ZONA DE PERECÍVEIS (104)



O último ano de Monsieur Burel

Passou na RTP2, no passado dia 12 de Setembro, um documentário intitulado “Mon maître d’école” (com o título “Adeus, meu professor”, em português). A francesa Émilie Chérond teve uma ideia luminosa: acompanhou, com uma câmara de filmar, o último ano de carreira do seu velho professor primário, recolhendo en passant impressões, comentários e desabafos deste seu maître, Monsieur Burel, acerca da escola, da profissão, das gentes da vila, da humanidade. A realizadora reconhece, aqui e ali, práticas pedagógicas que, no seu tempo de menina, a impressionaram já – e revê-se na cúmplice felicidade dos petizes do século XXI, por exemplo na construção de um desenho colectivo, ou na possibilidade de cada aluno recorrer livremente à “caixinha das perguntas” e questionar o docente sobre astronomia, leis, História, flatulências, superstições.

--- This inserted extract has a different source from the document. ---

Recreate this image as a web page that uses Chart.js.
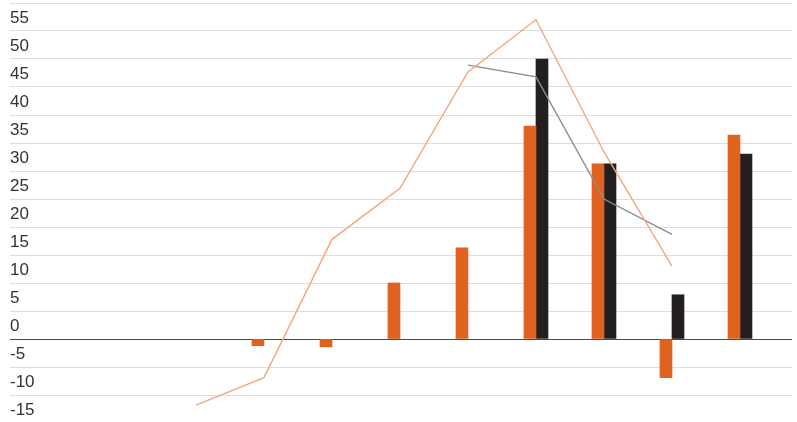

O documentário, embora reflicta a dinâmica variegada e ruidosa de uma turma de meninos e meninas em estado de ebulição contínua, compreende a lentidão própria da existência rotineira e serena, feita de repetições e de regras (formais ou tácitas). E, na verdade, não há nesta dicotomia qualquer contradição: o senhor Tempo é, por natureza, um compósito de continuidade e variação, como amplamente já nos ensinaram Bergson ou Thomas Mann (entre outros sábios).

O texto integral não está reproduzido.